Listar juntas a todas las víctimas es la única manera de desarmar a los fundamentalistas de la memoria instalados en nuestra sociedad y que se retroalimentan de forma maniquea y resentida. Esa lista común ayudará también, sin duda, a la mayoría de los argentinos a recuperar la dimensión de la realidad de aquellos años.
Los argentinos no pueden rumiar hasta la eternidad sobre el pasado violento habido entre 1966 y 1983. Un memorial conjunto de las víctimas, sin excluidos de ningún tipo, ni de inocentes ni de culpables, que incluya desde los soldados muertos en el asalto al regimiento de Formosa hasta los estudiantes secundarios desaparecidos en La Plata, desde los militares hasta los guerrilleros, abriría la posibilidad de un nuevo comienzo, de un ciclo de paz sin resentimientos. Quien no desea esto es una minoría, y no importa aquí hacer nombres. Pero es fácil descubrir quiénes son: basta ver quiénes son los que hablan en nombre de las víctimas.

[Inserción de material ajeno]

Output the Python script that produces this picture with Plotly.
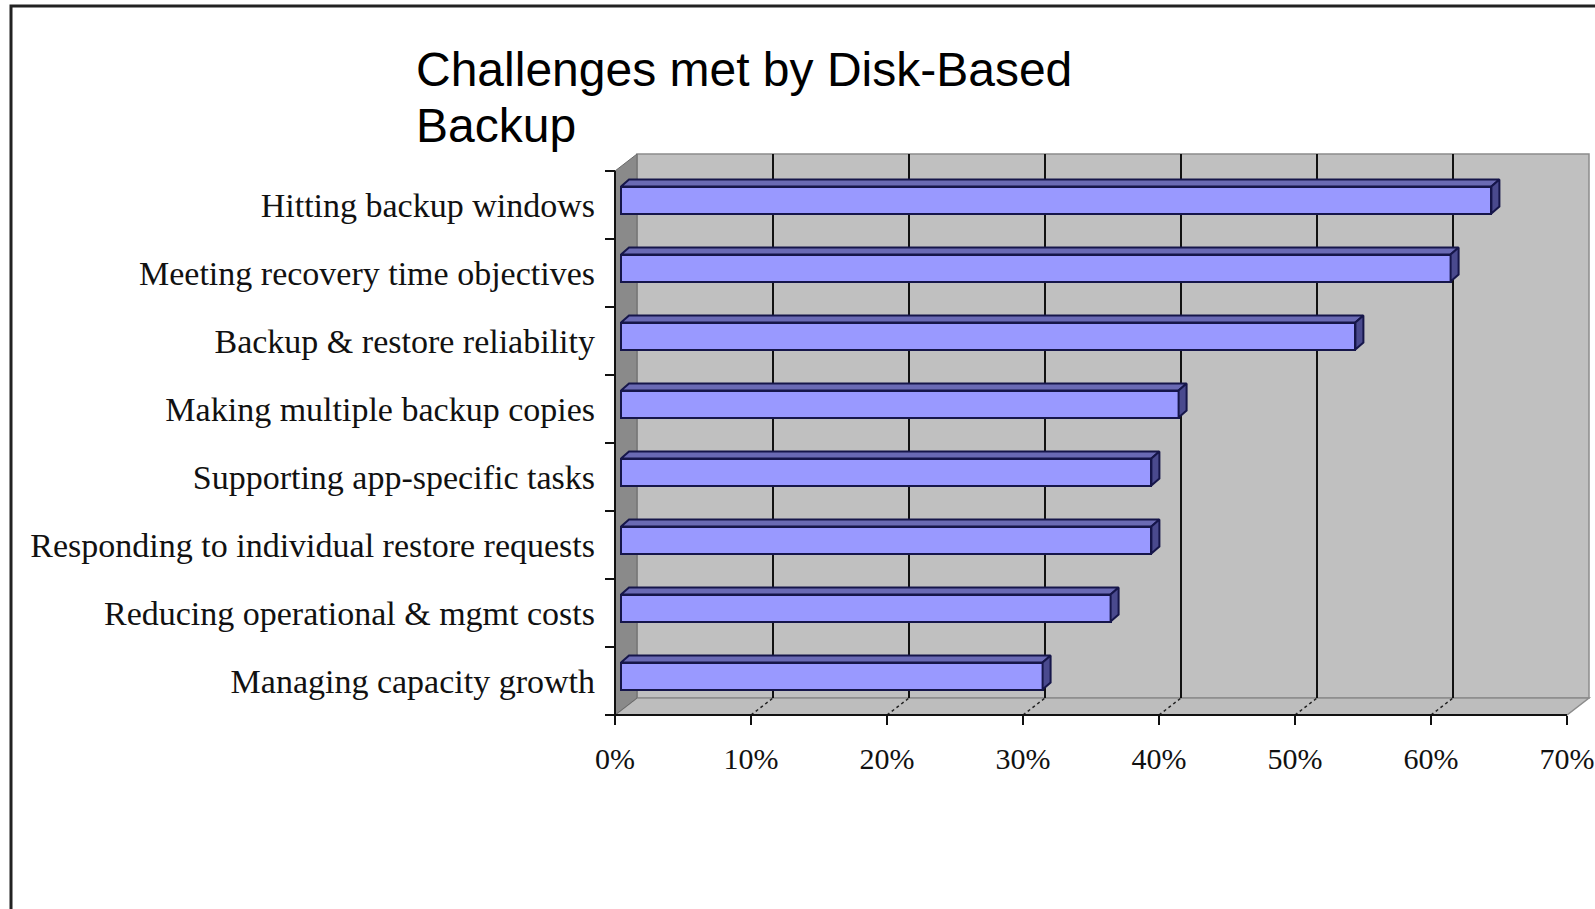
import numpy as np
import plotly.graph_objects as go

# ---------------- data ----------------
categories = [
    "Hitting backup windows",
    "Meeting recovery time objectives",
    "Backup & restore reliability",
    "Making multiple backup copies",
    "Supporting app-specific tasks",
    "Responding to individual restore requests",
    "Reducing operational & mgmt costs",
    "Managing capacity growth",
]
values = [64, 61, 54, 41, 39, 39, 36, 31]
x_ticks = [0, 10, 20, 30, 40, 50, 60, 70]
x_tick_labels = ["0%", "10%", "20%", "30%", "40%", "50%", "60%", "70%"]
title_lines = ["Challenges met by Disk-Based", "Backup"]

# ---------------- geometry (pixels) ----------------
W, H = 1595, 909
PL, PR, PT, PB = 600, 1595, 140, 730      # plot-area box in px
X0_PX, Y0_PX = 615, 715                    # where 0% / floor front edge sit
PX_X = 13.6                                # px per 1 %
PX_Y = 68.0                                # px per category band

def dxu(px):
    return px / PX_X

def dyu(px):
    return px / PX_Y

x_rng = [-(X0_PX - PL) / PX_X, (PR - X0_PX) / PX_X]
y_rng = [-(PB - Y0_PX) / PX_Y, (Y0_PX - PT) / PX_Y]

def paper_x(px):
    return (px - PL) / (PR - PL)

def paper_y(py):
    return (PB - py) / (PB - PT)

n = len(categories)
xmax = x_ticks[-1]
ymax = n
ycent = np.array([n - 1 - k + 0.5 for k in range(n)])
vals = np.array(values, dtype=float)

# 3-D offsets
WDX, WDY = dxu(22), dyu(17)          # wall depth
BFX, BFY = dxu(6), dyu(5)            # bar front plane offset
BDX, BDY = dxu(8), dyu(7)            # bar depth
HALF = dyu(13.5)                     # half bar thickness

fig = go.Figure()

# front faces of bars
fig.add_trace(go.Bar(
    x=vals, y=ycent + BFY, base=BFX, width=2 * HALF, orientation="h",
    marker=dict(color="#9999FF", line=dict(color="#16164a", width=2)),
    hoverinfo="skip", showlegend=False,
))

# top faces
tx, ty = [], []
for v, c in zip(vals, ycent):
    x0, x1 = BFX, v + BFX
    yt = c + BFY + HALF
    tx += [x0, x1, x1 + BDX, x0 + BDX, x0, None]
    ty += [yt, yt, yt + BDY, yt + BDY, yt, None]
fig.add_trace(go.Scatter(
    x=tx, y=ty, mode="lines", fill="toself", fillcolor="#6a6ab4",
    line=dict(color="#16164a", width=2), hoverinfo="skip", showlegend=False,
))

# end faces
ex, ey = [], []
for v, c in zip(vals, ycent):
    x1 = v + BFX
    yb, yt = c + BFY - HALF, c + BFY + HALF
    ex += [x1, x1, x1 + BDX, x1 + BDX, x1, None]
    ey += [yb, yt, yt + BDY, yb + BDY, yb, None]
fig.add_trace(go.Scatter(
    x=ex, y=ey, mode="lines", fill="toself", fillcolor="#4a4a8e",
    line=dict(color="#16164a", width=2), hoverinfo="skip", showlegend=False,
))

shapes = []
# back wall
shapes.append(dict(type="rect", xref="x", yref="y", layer="below",
                   x0=WDX, x1=xmax + WDX, y0=WDY, y1=ymax + WDY,
                   fillcolor="#C0C0C0", line=dict(color="#8c8c8c", width=1.5)))
# floor
shapes.append(dict(type="path", xref="x", yref="y", layer="below",
                   path=f"M 0,0 L {xmax},0 L {xmax + WDX},{WDY} L {WDX},{WDY} Z",
                   fillcolor="#BDBDBD", line=dict(color="#8c8c8c", width=1.5)))
# side wall
shapes.append(dict(type="path", xref="x", yref="y", layer="below",
                   path=f"M 0,0 L 0,{ymax} L {WDX},{ymax + WDY} L {WDX},{WDY} Z",
                   fillcolor="#8a8a8a", line=dict(color="#6a6a6a", width=1)))
# gridlines on back wall and floor
for t in x_ticks[1:-1]:
    shapes.append(dict(type="line", xref="x", yref="y", layer="below",
                       x0=t + WDX, x1=t + WDX, y0=WDY, y1=ymax + WDY,
                       line=dict(color="#111111", width=2)))
    shapes.append(dict(type="line", xref="x", yref="y", layer="below",
                       x0=t, x1=t + WDX, y0=0, y1=WDY,
                       line=dict(color="#222222", width=1.5, dash="dot")))
# axis lines (front plane)
shapes.append(dict(type="line", xref="x", yref="y", x0=0, x1=0, y0=0, y1=ymax,
                   line=dict(color="#111111", width=2)))
shapes.append(dict(type="line", xref="x", yref="y", x0=0, x1=xmax, y0=0, y1=0,
                   line=dict(color="#111111", width=2)))
# outer frame of the picture
shapes.append(dict(type="rect", xref="paper", yref="paper",
                   x0=paper_x(11), x1=paper_x(1610), y0=paper_y(6), y1=paper_y(930),
                   line=dict(color="#222222", width=3), fillcolor="rgba(0,0,0,0)"))

annotations = [
    dict(text=title_lines[0], xref="paper", yref="paper",
         x=paper_x(414), y=paper_y(69), xanchor="left", yanchor="middle",
         showarrow=False, font=dict(family="Liberation Sans, Arial", size=48, color="#000")),
    dict(text=title_lines[1], xref="paper", yref="paper",
         x=paper_x(414), y=paper_y(125), xanchor="left", yanchor="middle",
         showarrow=False, font=dict(family="Liberation Sans, Arial", size=48, color="#000")),
]

fig.update_layout(
    width=W, height=H,
    margin=dict(l=PL, r=W - PR, t=PT, b=H - PB, pad=0),
    paper_bgcolor="white", plot_bgcolor="rgba(0,0,0,0)",
    showlegend=False, bargap=0,
    shapes=shapes, annotations=annotations,
    xaxis=dict(range=x_rng, anchor="free", position=paper_y(Y0_PX),
               tickvals=x_ticks, ticktext=x_tick_labels,
               ticks="outside", ticklen=9, tickwidth=2, tickcolor="#111",
               ticklabelstandoff=8,
               tickfont=dict(family="Liberation Serif", size=30, color="#111"),
               showgrid=False, zeroline=False, showline=False, fixedrange=True),
    yaxis=dict(range=y_rng, anchor="free", position=paper_x(X0_PX),
               tickvals=list(ycent), ticktext=categories, ticks="",
               ticklabelstandoff=20,
               minor=dict(tickvals=list(range(n + 1)), ticks="outside",
                          ticklen=10, tickwidth=2, tickcolor="#111"),
               tickfont=dict(family="Liberation Serif", size=34, color="#111"),
               showgrid=False, zeroline=False, showline=False, fixedrange=True),
)

fig.write_html("out.html")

Que haya entonces, en mármol o papel, una lista única por orden alfabético registrando apenas los nombres y la fecha en que murieron o desaparecieron esos argentinos y argentinas. No son sus hechos o pensamientos lo que importa, sino su sacrificio.
Corresponde a nosotros, ciudadanos, construir la voluntad necesaria para demandar esta tarea al Estado argentino. A él compete realizarla, independientemente de quien lo gobierne.